Ed Catto: Time Won’t Let Me

Chrononauts 4 issues

When I applied to University of North Carolina (UNC) Graduate School of Business to earn my MBA, one of the application’s essay questions asked “If you were go back into time to the founding of this university, what three items would you bring with you?”

I imagine the purpose of this was to discern candidates’ true character based on which items were most important to them. I bet there were a lot of answers that listed items like family photos or the Bible. I took a different approach. Having grown up on a steady diet of time travel comics and stories (most notably Mark Twain’s A Connecticut Yankee in King Arthur’s Court) I interpreted the question in a different way. I answered it by thinking about the three items that would have the greatest positive impact on history. One item I recall bringing back in time (in my essay) was the cotton gin. This would help me get the competitive edge on Eli Whitney, and revolutionize the labor market and possibly bring an earlier end to slavery.

Rip Hunter 19Everyone loves time travel adventures. They are everywhere. One could argue that Dickens’ A Christmas Carol is a time travel story (I think it’s really an alternate reality story, but that’s another column). As a kid in the sixties, so many shows would have a time travel episode (Voyage to the Bottom of the Sea, Star Trek) and some used time travel for the entire premise of their series (Time Tunnel, It’s About Time). I grew up just knowing that I’d have an adventure with dinosaurs one day.
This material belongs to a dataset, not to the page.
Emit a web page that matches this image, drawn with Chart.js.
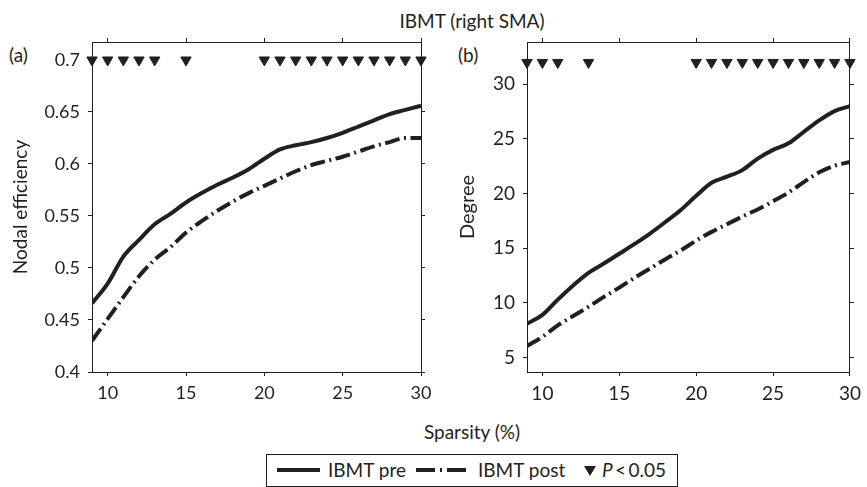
<!DOCTYPE html>
<html><head><meta charset="utf-8">
<script src="https://cdn.jsdelivr.net/npm/chart.js@4.4.1/dist/chart.umd.min.js"></script>
<style>
html,body{margin:0;padding:0;background:#fff;}
body{width:867px;height:487px;position:relative;overflow:hidden;font-family:Lato,"Open Sans",sans-serif;color:#231f20;}
.t{position:absolute;white-space:nowrap;line-height:1;}
canvas{position:absolute;top:0;}
#legend{position:absolute;left:266px;top:454px;width:410px;height:31px;border:1px solid #231f20;}
#legend span{position:absolute;top:5px;font-size:19px;line-height:1;white-space:nowrap;}
#legend svg{position:absolute;top:0;left:0;}
</style></head><body>
<div class="t" style="left:472px;top:20px;transform:translate(-50%,-50%);font-size:19px;">IBMT (right SMA)</div>
<div class="t" style="left:9px;top:45px;font-size:19px;">(a)</div>
<div class="t" style="left:458px;top:45px;font-size:19px;">(b)</div>
<canvas id="ca" width="440" height="400" style="left:0"></canvas>
<canvas id="cb" width="427" height="400" style="left:440px"></canvas>
<div class="t" style="left:472px;top:431px;transform:translate(-50%,-50%);font-size:19px;">Sparsity (%)</div>
<div id="legend">
  <svg width="410" height="31">
    <line x1="10" y1="15" x2="53" y2="15" stroke="#231f20" stroke-width="4"/>
    <line x1="149" y1="15" x2="199" y2="15" stroke="#231f20" stroke-width="4" stroke-dasharray="19,5,2,5,30"/>
    <polygon points="317,11 329,11 323,21" fill="#231f20"/>
  </svg>
  <span style="left:61px">IBMT pre</span>
  <span style="left:211px">IBMT post</span>
  <span style="left:335px"><i>P</i>&thinsp;&lt;&thinsp;0.05</span>
</div>
<script>
// ---- data ----
const sparsity = [9,10,11,12,13,14,15,16,17,18,19,20,21,22,23,24,25,26,27,28,29,30];
const xTicks = [10,15,20,25,30];
const effTicks = [0.4,0.45,0.5,0.55,0.6,0.65,0.7];
const degTicks = [5,10,15,20,25,30];
const effPre  = [0.466,0.485,0.511,0.527,0.542,0.552,0.563,0.572,0.580,0.587,0.595,0.605,0.614,0.618,0.621,0.625,0.630,0.636,0.642,0.648,0.652,0.656];
const effPost = [0.430,0.451,0.472,0.492,0.508,0.520,0.534,0.545,0.555,0.564,0.572,0.579,0.586,0.593,0.599,0.603,0.607,0.612,0.617,0.621,0.625,0.625];
const degPre  = [8.1,8.9,10.3,11.6,12.75,13.6,14.5,15.4,16.35,17.4,18.5,19.8,21.0,21.55,22.15,23.2,24.0,24.6,25.65,26.7,27.55,28.0];
const degPost = [6.05,6.9,7.95,8.8,9.65,10.55,11.4,12.3,13.15,14.0,14.8,15.7,16.5,17.2,17.9,18.55,19.3,20.1,21.05,21.95,22.55,22.9];
const effSig = [9,10,11,12,13,15,20,21,22,23,24,25,26,27,28,29,30];
const degSig = [9,10,11,13,20,21,22,23,24,25,26,27,28,29,30];
const effSigLevel = 0.7;
const degSigLevel = 32;

// ---- drawing ----
const INK = '#231f20';
const pts = (xs, ys) => xs.map((x, i) => ({x: x, y: ys[i]}));
const setTicks = arr => s => { s.ticks = arr.map(v => ({value: v})); };

function axis(pos, min, max, tickArr, size, extra) {
  const horiz = pos === 'top' || pos === 'bottom';
  const o = {
    type: 'linear', position: pos, min: min, max: max,
    afterBuildTicks: setTicks(tickArr),
    grid: {drawOnChartArea: false, drawTicks: true, tickLength: 4, color: INK, lineWidth: 1},
    border: {display: true, color: INK, width: 1},
    ticks: {display: false},
    afterFit: horiz ? (s => { s.height = size; }) : (s => { s.width = size; })
  };
  return Object.assign(o, extra || {});
}

function panel(id, pre, post, sigX, sigLevel, yTicks, yMin, yMax, yTitle, dims) {
  const tickFont = {family: 'Lato', size: dims.tickSize};
  new Chart(document.getElementById(id), {
    data: {
      datasets: [
        {type: 'line', label: 'IBMT pre', data: pts(sparsity, pre), borderColor: INK, borderWidth: 4,
         pointRadius: 0, cubicInterpolationMode: 'monotone', fill: false, borderCapStyle: 'butt'},
        {type: 'line', label: 'IBMT post', data: pts(sparsity, post), borderColor: INK, borderWidth: 4,
         borderDash: [15, 4.5, 2, 4.5], pointRadius: 0, cubicInterpolationMode: 'monotone', fill: false, borderCapStyle: 'butt'},
        {type: 'line', label: 'P<0.05', data: sigX.map(x => ({x: x, y: sigLevel})), showLine: false,
         pointStyle: 'triangle', rotation: 180, pointRadius: 6, pointBackgroundColor: INK,
         pointBorderColor: INK, pointBorderWidth: 1, clip: false}
      ]
    },
    options: {
      responsive: false, animation: false, devicePixelRatio: 1,
      layout: {padding: 0},
      plugins: {legend: {display: false}, tooltip: {enabled: false}, title: {display: false}},
      scales: {
        x: axis('bottom', 9, 30, xTicks, 28, {
          ticks: {display: true, font: tickFont, color: INK, padding: 6, maxRotation: 0, autoSkip: false}
        }),
        x2: axis('top', 9, 30, xTicks, 42),
        y: axis('left', yMin, yMax, yTicks, dims.left, {
          ticks: {display: true, font: tickFont, color: INK, padding: 8, autoSkip: false, callback: v => String(v)},
          title: {display: true, text: yTitle, font: {family: 'Lato', size: dims.titleSize}, color: INK,
                  padding: {top: dims.titlePad, bottom: 0}}
        }),
        y2: axis('right', yMin, yMax, yTicks, dims.right)
      }
    }
  });
}

panel('ca', effPre, effPost, effSig, effSigLevel, effTicks, 0.4, 0.7173, 'Nodal efficiency',
      {left: 92, right: 19, titlePad: 9, tickSize: 18, titleSize: 19});
panel('cb', degPre, degPost, degSig, degSigLevel, degTicks, 3.68, 33.87, 'Degree',
      {left: 87, right: 12, titlePad: 16, tickSize: 19, titleSize: 20});
</script>
</body></html>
Today you can’t swing Shodringer’s cat without hitting a time travel adventure. Even the new iPhone6 ad ends with the admonition “Live Photos…transport you through space and time. I’m kidding, time travel is dangerous.”

But let’s be realistic – Geek Culture is leading the way, or at least is waving the battle flag of time travel adventures.

Superman and Batman always had a lot of reasons to journey through time. In fact as a teenager, Superman’s had to travel through time to visit his best friends. These vintage time travel stories were silly and fun and never really had any lasting affects or severe implications.

Rip Hunter, Time Master was one of those early sixties oddball DC comic series that never really fit in with the rest of the DC mythology. Instead of developing superpowers or fighting crime, Rip had developed a Time Sphere and adventured through the ages with his girlfriend, best buddy and his girlfriend’s pesky little brother. They’d embark on adventures ranging from solving historical conundrums to videotaping live dinosaurs for a contemporary museum exhibit!

The Rook CoversToday, of course, Rip leads a ragtag team of trademarked DC heroes through time every week on a popular CW television show. I think it’s safe to say that even the most loyal, the most devoted, the most wildly optimistic Rip Hunter, Time Master fan from 1964 would never have imagined that Rip Hunter would one day be starring in his own TV Show. And be renewed for second season.

Lately two other comic chronological adventures have shown us how much fun this concept can be.

The Chrononauts by Mark Millar and Sean Murphy tell the tale of the world’s first time travel experiment, but it’s a cautionary caper story of cocky entrepreneur-like scientists who live in our Donald Trump dominated world, where major events all too easily slip and slide into reality shows. In this tale, the protagonists do in fact change and re-change history, and their motives aren’t exactly pure. There are ramifications for these characters, both in big and in (cleverly-written) small ways.

Murphy’s art is a joy to drink in. He’s got a rock solid understanding of anatomy and composition, but renders his pages with a brisk sense of urgency. And his powerful scenes reveal an imagination that would make a movie’s budget director weep like a baby.

The Rook, from Dark Horse, is also a recent four issue miniseries. Two masters of the genre, writer Steven Grant and artist Paul Gulacy are the creative team behind this rebooted time traveling hero.

(As an aside, Gulacy is no stranger to top-notch time-travel stories. His recent Time Bomb series from Radical Comics a few years ago was exceptional – kind of like a Rip Hunter on steroids.)

“One of the most intriguing and fun comic themes I have worked on have dealt with time travel,” said legendary artist Paul Gulacy. “Time Bomb and the current Rook series come to mind.”

In the late 70s, Bill Dubay created the Rook for Warren Magazines. As an alternative to the horror adventures and sexiness of Vampirella, the character was fresh, creative and a big hit for the publisher.

Grant and Gulacy have brought The Rook back in style, and clearly are having fun hopping through time. In fact, the Rook’s ancestor was a character in H.G. Well’s The Time Machine.

And I think that’s the most appropriate place to end a column on time travel stories, the place, or one of the places, where it all began.